[start of Collected material]

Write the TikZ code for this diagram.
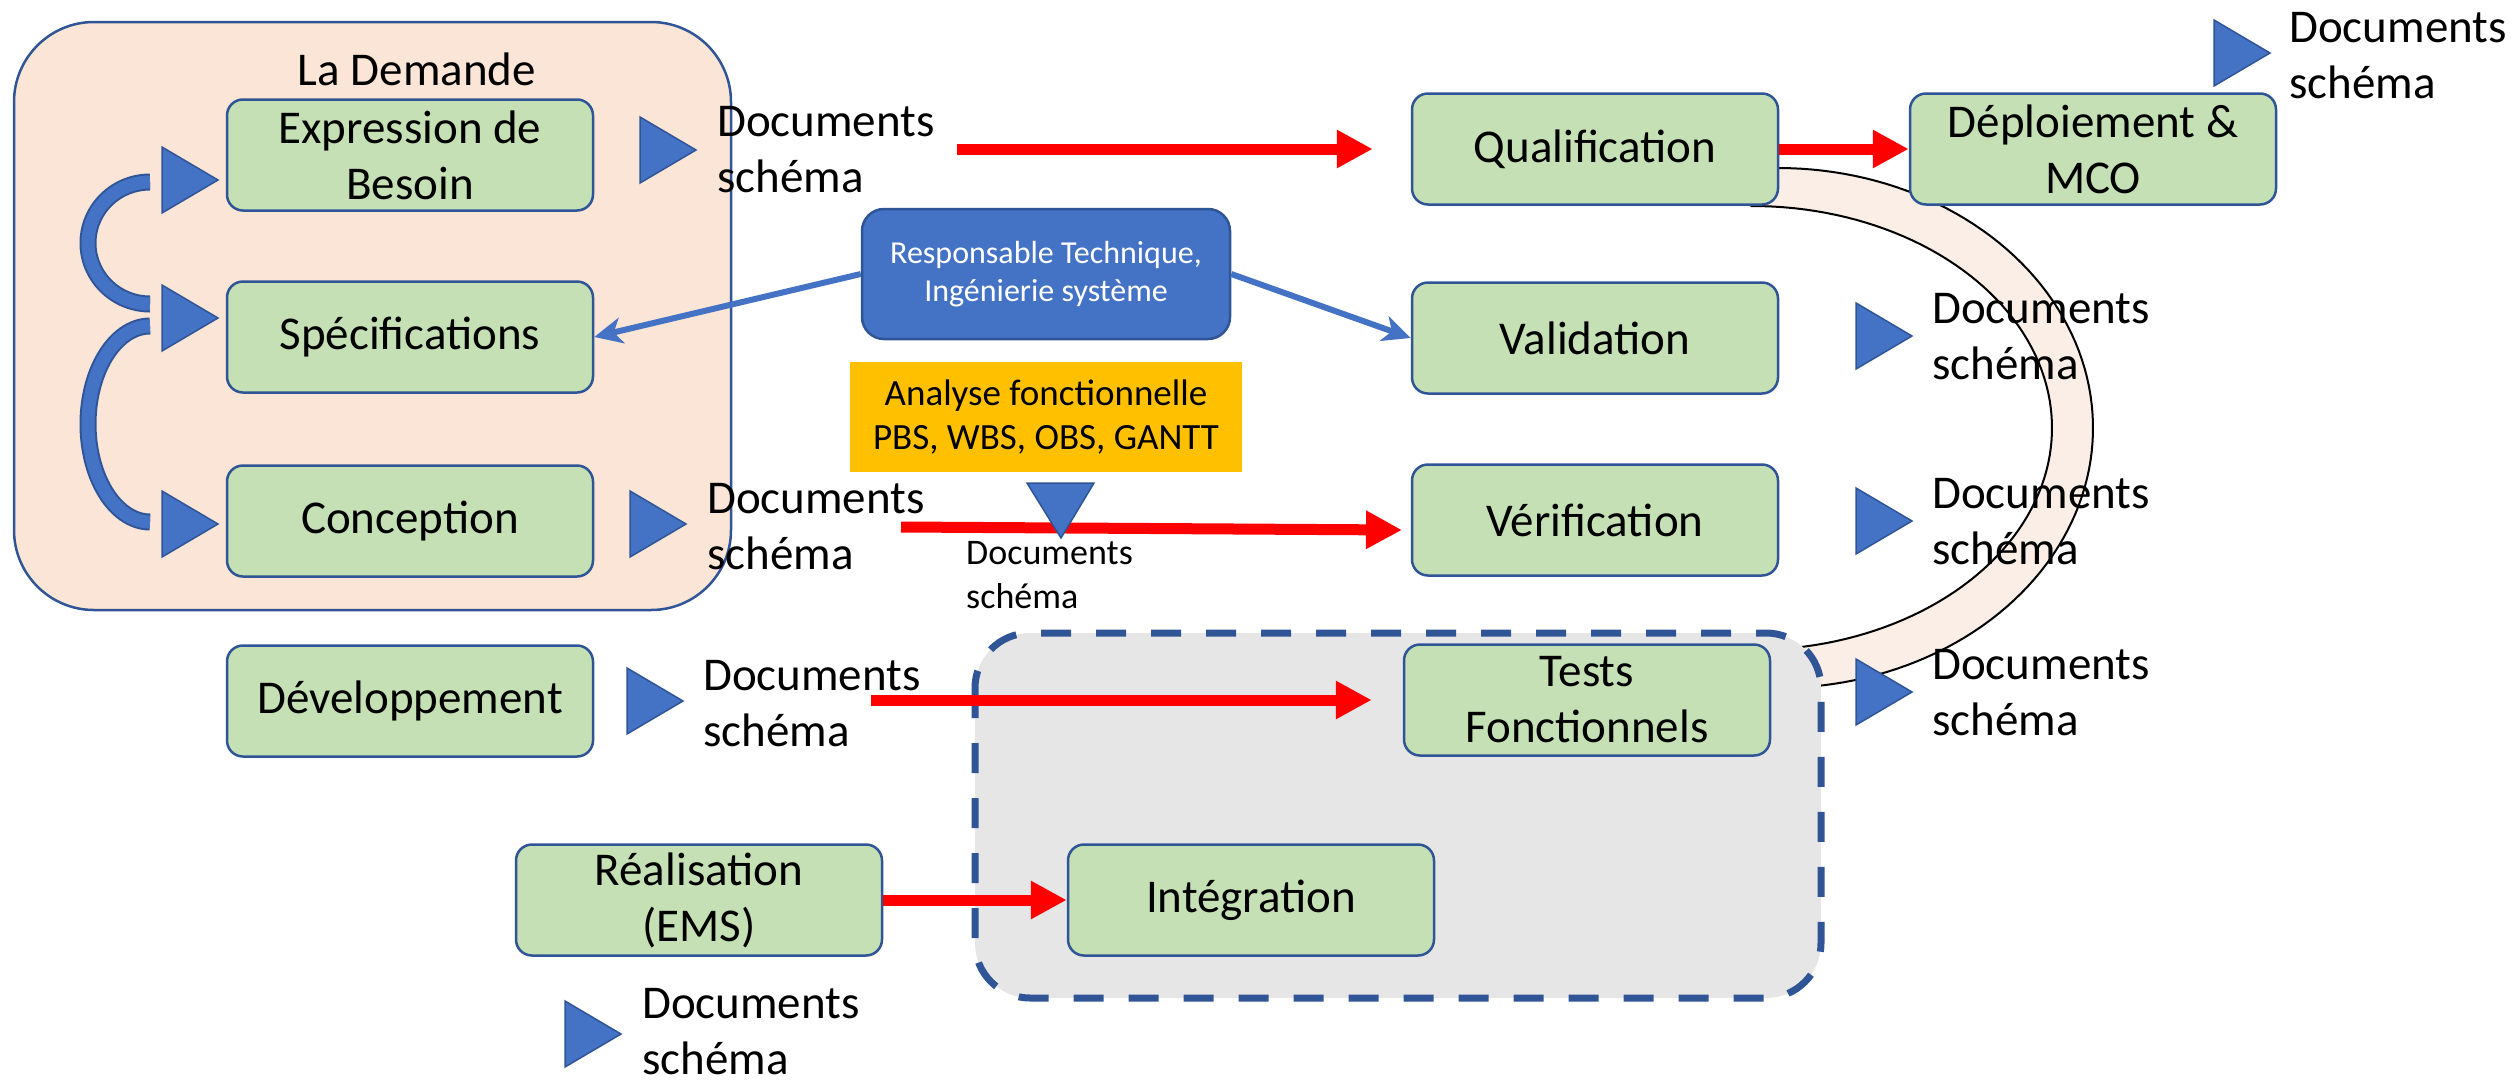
\documentclass[tikz,border=0pt]{standalone}
\usepackage{fontspec}
\setmainfont{Carlito}
\usetikzlibrary{arrows.meta}
\definecolor{boxgreen}{HTML}{C5E0B4}
\definecolor{edgeblue}{HTML}{2F5597}
\definecolor{accent}{HTML}{4472C4}
\definecolor{peach}{HTML}{FBE5D6}
\definecolor{ringfill}{HTML}{FBEEE6}
\definecolor{amber}{HTML}{FFC000}
\definecolor{panelgray}{HTML}{E7E6E6}
\begin{document}
\begin{tikzpicture}[x=1pt,y=-1pt,
  bigtext/.style={font=\fontsize{47}{56}\selectfont},
  phase/.style={draw=edgeblue, line width=2.5pt, fill=boxgreen,
    rounded corners=16pt, align=center, bigtext, inner sep=0pt,
    minimum width=366pt, minimum height=111pt},
  docs/.style={anchor=west, align=left, inner sep=0pt, bigtext},
  redarrow/.style={draw=red, line width=11pt, -{Triangle[length=36pt,width=36pt]}},
  bluearrow/.style={draw=accent, line width=6pt, -{Stealth[length=28pt,width=26pt,inset=8pt]}},
  doctri/.pic={\filldraw[fill=accent, draw=edgeblue, line width=1.5pt]
    (-28,-33) -- (28,0) -- (-28,33) -- cycle;},
  loopband/.style={line width=17pt, draw=edgeblue},
  loopcore/.style={line width=13pt, draw=accent},
]
\useasboundingbox (0,0) rectangle (2519,1082);

% "La Demande" group
\filldraw[fill=peach, draw=edgeblue, line width=2.5pt, rounded corners=80pt]
  (14,22) rectangle (731,610);
\node[bigtext, inner sep=0pt] (demande) at (417,69) {La Demande};

% V-cycle return ring
\filldraw[fill=ringfill, draw=black, line width=2pt]
  plot[domain=-90:90, samples=90] ({1778+315*cos(\x)},{428+260*sin(\x)})
  -- plot[domain=90:-90, samples=90] ({1752+300*cos(\x)},{428+222*sin(\x)})
  -- cycle;

% integration / tests area
\filldraw[fill=panelgray, draw=edgeblue, line width=7pt, rounded corners=55pt,
  dash pattern=on 30pt off 25pt]
  (975,633) rectangle (1821,998);

% phases
\node[phase] (expr)   at (410,155)  {Expression de\\Besoin};
\node[phase] (spec)   at (410,337)  {Spécifications};
\node[phase] (conc)   at (410,521)  {Conception};
\node[phase] (dev)    at (410,701)  {Développement};
\node[phase] (real)   at (699,900)  {Réalisation\\(EMS)};
\node[phase] (integ)  at (1251,900) {Intégration};
\node[phase] (tests)  at (1587,700) {Tests\\Fonctionnels};
\node[phase] (qual)   at (1595,149) {Qualification};
\node[phase] (valid)  at (1595,338) {Validation};
\node[phase] (verif)  at (1595,520) {Vérification};
\node[phase] (deploy) at (2093,149) {Déploiement \&\\MCO};

% coordination and analysis boxes
\node[draw=edgeblue, line width=2.5pt, fill=accent, rounded corners=22pt,
  minimum width=368pt, minimum height=130pt, align=center, text=white,
  inner sep=0pt, font=\fontsize{32}{38}\selectfont]
  (resp) at (1046,274) {Responsable Technique,\\Ingénierie système};
\node[fill=amber, minimum width=392pt, minimum height=110pt, align=center,
  inner sep=0pt, font=\fontsize{37}{44}\selectfont]
  (afonc) at (1046,417) {Analyse fonctionnelle\\PBS, WBS, OBS, GANTT};

% iteration loops of the request phase
\draw[loopband] plot[domain=270:90, samples=60] ({150+62*cos(\x)},{243+61*sin(\x)});
\draw[loopcore] plot[domain=270:90, samples=60] ({150+62*cos(\x)},{243+61*sin(\x)});
\draw[loopband] plot[domain=270:90, samples=60] ({150+62*cos(\x)},{424+98*sin(\x)});
\draw[loopcore] plot[domain=270:90, samples=60] ({150+62*cos(\x)},{424+98*sin(\x)});

% document markers
\pic at (190,180) {doctri};
\pic at (190,318) {doctri};
\pic at (190,524) {doctri};
\pic at (668,150) {doctri};
\pic at (658,524) {doctri};
\pic at (655,701) {doctri};
\pic at (593,1034) {doctri};
\pic at (2242,53) {doctri};
\pic at (1884,336) {doctri};
\pic at (1884,521) {doctri};
\pic at (1884,692) {doctri};

% flow arrows
\coordinate (r1s) at (957,149);
\coordinate (r3s) at (901,527);
\coordinate (r3e) at (1402,530);
\coordinate (r4s) at (871,700);
\draw[redarrow, shorten >=38pt] (r1s) -- (qual.west);
\draw[redarrow] (qual.east) -- (deploy.west);
\draw[redarrow] (r3s) -- (r3e);
\draw[redarrow, shorten >=31pt] (r4s) -- (tests.west);
\draw[redarrow] (real.east) -- (integ.west);

\draw[bluearrow] (resp.west) -- (spec.east);
\draw[bluearrow] (resp.east) -- (valid.west);

% analysis output marker
\filldraw[fill=accent, draw=edgeblue, line width=1.5pt]
  (1027,483) -- (1094,483) -- (1061,538) -- cycle;

% document labels
\node[docs] (dexp)  at (717,150)  {Documents\\schéma};
\node[docs] (dconc) at (707,527)  {Documents\\schéma};
\node[docs] (ddev)  at (703,704)  {Documents\\schéma};
\node[docs] (dreal) at (642,1032) {Documents\\schéma};
\node[docs] (dtop)  at (2289,56)  {Documents\\schéma};
\node[docs] (dval)  at (1932,337) {Documents\\schéma};
\node[docs] (dver)  at (1932,522) {Documents\\schéma};
\node[docs] (dtest) at (1932,693) {Documents\\schéma};
\node[anchor=west, align=left, inner sep=0pt, font=\fontsize{36}{44}\selectfont]
  (dana) at (966,575) {Documents\\schéma};
\end{tikzpicture}
\end{document}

[end of Collected material]

> [Your goal] Copy all the data exactly as written, but skip any picture.

> [Task solution]
Write the TikZ code for this diagram.
\documentclass[tikz,border=0pt]{standalone}
\usepackage{fontspec}
\setmainfont{Carlito}
\usetikzlibrary{arrows.meta}
\definecolor{boxgreen}{HTML}{C5E0B4}
\definecolor{edgeblue}{HTML}{2F5597}
\definecolor{accent}{HTML}{4472C4}
\definecolor{peach}{HTML}{FBE5D6}
\definecolor{ringfill}{HTML}{FBEEE6}
\definecolor{amber}{HTML}{FFC000}
\definecolor{panelgray}{HTML}{E7E6E6}
\begin{document}
\begin{tikzpicture}[x=1pt,y=-1pt,
  bigtext/.style={font=\fontsize{47}{56}\selectfont},
  phase/.style={draw=edgeblue, line width=2.5pt, fill=boxgreen,
    rounded corners=16pt, align=center, bigtext, inner sep=0pt,
    minimum width=366pt, minimum height=111pt},
  docs/.style={anchor=west, align=left, inner sep=0pt, bigtext},
  redarrow/.style={draw=red, line width=11pt, -{Triangle[length=36pt,width=36pt]}},
  bluearrow/.style={draw=accent, line width=6pt, -{Stealth[length=28pt,width=26pt,inset=8pt]}},
  doctri/.pic={\filldraw[fill=accent, draw=edgeblue, line width=1.5pt]
    (-28,-33) -- (28,0) -- (-28,33) -- cycle;},
  loopband/.style={line width=17pt, draw=edgeblue},
  loopcore/.style={line width=13pt, draw=accent},
]
\useasboundingbox (0,0) rectangle (2519,1082);

% "La Demande" group
\filldraw[fill=peach, draw=edgeblue, line width=2.5pt, rounded corners=80pt]
  (14,22) rectangle (731,610);
\node[bigtext, inner sep=0pt] (demande) at (417,69) {La Demande};

% V-cycle return ring
\filldraw[fill=ringfill, draw=black, line width=2pt]
  plot[domain=-90:90, samples=90] ({1778+315*cos(\x)},{428+260*sin(\x)})
  -- plot[domain=90:-90, samples=90] ({1752+300*cos(\x)},{428+222*sin(\x)})
  -- cycle;

% integration / tests area
\filldraw[fill=panelgray, draw=edgeblue, line width=7pt, rounded corners=55pt,
  dash pattern=on 30pt off 25pt]
  (975,633) rectangle (1821,998);

% phases
\node[phase] (expr)   at (410,155)  {Expression de\\Besoin};
\node[phase] (spec)   at (410,337)  {Spécifications};
\node[phase] (conc)   at (410,521)  {Conception};
\node[phase] (dev)    at (410,701)  {Développement};
\node[phase] (real)   at (699,900)  {Réalisation\\(EMS)};
\node[phase] (integ)  at (1251,900) {Intégration};
\node[phase] (tests)  at (1587,700) {Tests\\Fonctionnels};
\node[phase] (qual)   at (1595,149) {Qualification};
\node[phase] (valid)  at (1595,338) {Validation};
\node[phase] (verif)  at (1595,520) {Vérification};
\node[phase] (deploy) at (2093,149) {Déploiement \&\\MCO};

% coordination and analysis boxes
\node[draw=edgeblue, line width=2.5pt, fill=accent, rounded corners=22pt,
  minimum width=368pt, minimum height=130pt, align=center, text=white,
  inner sep=0pt, font=\fontsize{32}{38}\selectfont]
  (resp) at (1046,274) {Responsable Technique,\\Ingénierie système};
\node[fill=amber, minimum width=392pt, minimum height=110pt, align=center,
  inner sep=0pt, font=\fontsize{37}{44}\selectfont]
  (afonc) at (1046,417) {Analyse fonctionnelle\\PBS, WBS, OBS, GANTT};

% iteration loops of the request phase
\draw[loopband] plot[domain=270:90, samples=60] ({150+62*cos(\x)},{243+61*sin(\x)});
\draw[loopcore] plot[domain=270:90, samples=60] ({150+62*cos(\x)},{243+61*sin(\x)});
\draw[loopband] plot[domain=270:90, samples=60] ({150+62*cos(\x)},{424+98*sin(\x)});
\draw[loopcore] plot[domain=270:90, samples=60] ({150+62*cos(\x)},{424+98*sin(\x)});

% document markers
\pic at (190,180) {doctri};
\pic at (190,318) {doctri};
\pic at (190,524) {doctri};
\pic at (668,150) {doctri};
\pic at (658,524) {doctri};
\pic at (655,701) {doctri};
\pic at (593,1034) {doctri};
\pic at (2242,53) {doctri};
\pic at (1884,336) {doctri};
\pic at (1884,521) {doctri};
\pic at (1884,692) {doctri};

% flow arrows
\coordinate (r1s) at (957,149);
\coordinate (r3s) at (901,527);
\coordinate (r3e) at (1402,530);
\coordinate (r4s) at (871,700);
\draw[redarrow, shorten >=38pt] (r1s) -- (qual.west);
\draw[redarrow] (qual.east) -- (deploy.west);
\draw[redarrow] (r3s) -- (r3e);
\draw[redarrow, shorten >=31pt] (r4s) -- (tests.west);
\draw[redarrow] (real.east) -- (integ.west);

\draw[bluearrow] (resp.west) -- (spec.east);
\draw[bluearrow] (resp.east) -- (valid.west);

% analysis output marker
\filldraw[fill=accent, draw=edgeblue, line width=1.5pt]
  (1027,483) -- (1094,483) -- (1061,538) -- cycle;

% document labels
\node[docs] (dexp)  at (717,150)  {Documents\\schéma};
\node[docs] (dconc) at (707,527)  {Documents\\schéma};
\node[docs] (ddev)  at (703,704)  {Documents\\schéma};
\node[docs] (dreal) at (642,1032) {Documents\\schéma};
\node[docs] (dtop)  at (2289,56)  {Documents\\schéma};
\node[docs] (dval)  at (1932,337) {Documents\\schéma};
\node[docs] (dver)  at (1932,522) {Documents\\schéma};
\node[docs] (dtest) at (1932,693) {Documents\\schéma};
\node[anchor=west, align=left, inner sep=0pt, font=\fontsize{36}{44}\selectfont]
  (dana) at (966,575) {Documents\\schéma};
\end{tikzpicture}
\end{document}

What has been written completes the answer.